When I got to Strumble Head Lighthouse a few hours later, the sun suddenly came out - it had been hot and humid, but cloud covered, all day. And I'm sure it would have been lovely in the clouds as well, but even in weak sunlight the clean white lines of the lighthouse on its inaccessible series of islands made a lovely picture. And it being a Bank Holiday, there were actually a surprising number of people taking said picture. Of course at the moment I'm used to seeing people in groups of two or three at a time - seeing 20 people at once seemed like a lot.

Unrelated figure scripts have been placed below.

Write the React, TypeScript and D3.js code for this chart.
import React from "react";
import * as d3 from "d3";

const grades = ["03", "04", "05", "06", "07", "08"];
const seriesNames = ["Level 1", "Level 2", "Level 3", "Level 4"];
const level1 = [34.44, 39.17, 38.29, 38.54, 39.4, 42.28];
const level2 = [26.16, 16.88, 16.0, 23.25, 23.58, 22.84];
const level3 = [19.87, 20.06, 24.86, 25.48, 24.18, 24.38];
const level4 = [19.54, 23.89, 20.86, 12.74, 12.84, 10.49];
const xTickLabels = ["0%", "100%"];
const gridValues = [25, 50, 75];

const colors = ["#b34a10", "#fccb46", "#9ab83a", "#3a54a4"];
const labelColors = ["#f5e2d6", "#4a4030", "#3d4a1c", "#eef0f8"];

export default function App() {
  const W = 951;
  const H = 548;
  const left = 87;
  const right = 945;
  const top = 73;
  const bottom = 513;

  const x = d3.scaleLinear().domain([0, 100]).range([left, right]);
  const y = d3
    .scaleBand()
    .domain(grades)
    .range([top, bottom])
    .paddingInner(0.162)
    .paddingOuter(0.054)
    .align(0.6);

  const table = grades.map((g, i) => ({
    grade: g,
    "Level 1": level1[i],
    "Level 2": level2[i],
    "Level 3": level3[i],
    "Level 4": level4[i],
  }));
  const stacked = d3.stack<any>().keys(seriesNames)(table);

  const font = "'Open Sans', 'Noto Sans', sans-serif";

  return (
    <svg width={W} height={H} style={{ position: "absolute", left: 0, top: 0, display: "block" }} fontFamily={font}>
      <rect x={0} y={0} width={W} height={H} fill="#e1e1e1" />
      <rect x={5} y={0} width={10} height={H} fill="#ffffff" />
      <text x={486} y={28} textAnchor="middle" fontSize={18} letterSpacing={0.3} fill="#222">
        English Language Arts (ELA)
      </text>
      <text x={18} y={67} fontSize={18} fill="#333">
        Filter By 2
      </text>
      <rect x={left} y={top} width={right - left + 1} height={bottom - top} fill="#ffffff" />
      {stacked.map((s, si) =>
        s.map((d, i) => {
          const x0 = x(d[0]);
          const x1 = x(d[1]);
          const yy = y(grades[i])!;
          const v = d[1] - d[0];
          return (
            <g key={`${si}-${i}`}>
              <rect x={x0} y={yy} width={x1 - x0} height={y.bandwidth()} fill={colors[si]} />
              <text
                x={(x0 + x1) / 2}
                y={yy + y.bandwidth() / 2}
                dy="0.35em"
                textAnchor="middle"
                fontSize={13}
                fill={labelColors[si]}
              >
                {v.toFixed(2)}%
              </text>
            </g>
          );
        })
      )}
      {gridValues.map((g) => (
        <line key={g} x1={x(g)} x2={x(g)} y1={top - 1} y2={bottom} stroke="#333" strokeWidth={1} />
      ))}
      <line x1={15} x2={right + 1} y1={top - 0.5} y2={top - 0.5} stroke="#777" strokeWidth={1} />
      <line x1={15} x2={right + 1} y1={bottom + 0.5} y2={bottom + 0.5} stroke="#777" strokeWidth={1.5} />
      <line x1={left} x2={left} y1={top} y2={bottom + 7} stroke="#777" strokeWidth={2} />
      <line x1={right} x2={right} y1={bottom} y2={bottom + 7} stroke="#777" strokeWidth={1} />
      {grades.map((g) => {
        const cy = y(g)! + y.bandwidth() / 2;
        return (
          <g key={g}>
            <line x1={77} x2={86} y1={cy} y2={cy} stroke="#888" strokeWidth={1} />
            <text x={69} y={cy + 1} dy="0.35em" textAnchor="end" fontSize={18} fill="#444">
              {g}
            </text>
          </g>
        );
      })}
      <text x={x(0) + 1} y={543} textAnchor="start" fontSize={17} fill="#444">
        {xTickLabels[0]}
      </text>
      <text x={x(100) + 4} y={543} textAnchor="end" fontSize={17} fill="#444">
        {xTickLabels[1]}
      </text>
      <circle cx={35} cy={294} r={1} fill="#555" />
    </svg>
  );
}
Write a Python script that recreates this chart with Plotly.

You can just make out the hostel up above the cloud line
Another day, another night at the hostel

It was still another two miles from the lighthouse to the hostel, but somehow I got a burst of energy and pretty much jogged most of the way while listening to cheesy old Italian pop songs. When I got to the Pwll Deri area, the views approaching the tiny white building on the cliff were even more stunning than the views of the cliff from the tiny white building. Unfortunately there was still a bit of sea fog making the full view a bit difficult, but this is really a shockingly well set place to stay - assuming you don't need a phone.

Luckily for me, as I got their precisely at 5pm when I was supposed to call P the kind people of the hostel let me use theirs (with signal and everything!). And I'm guessing that's why I wasn't really worried in the first place - it all usually works out in the end here.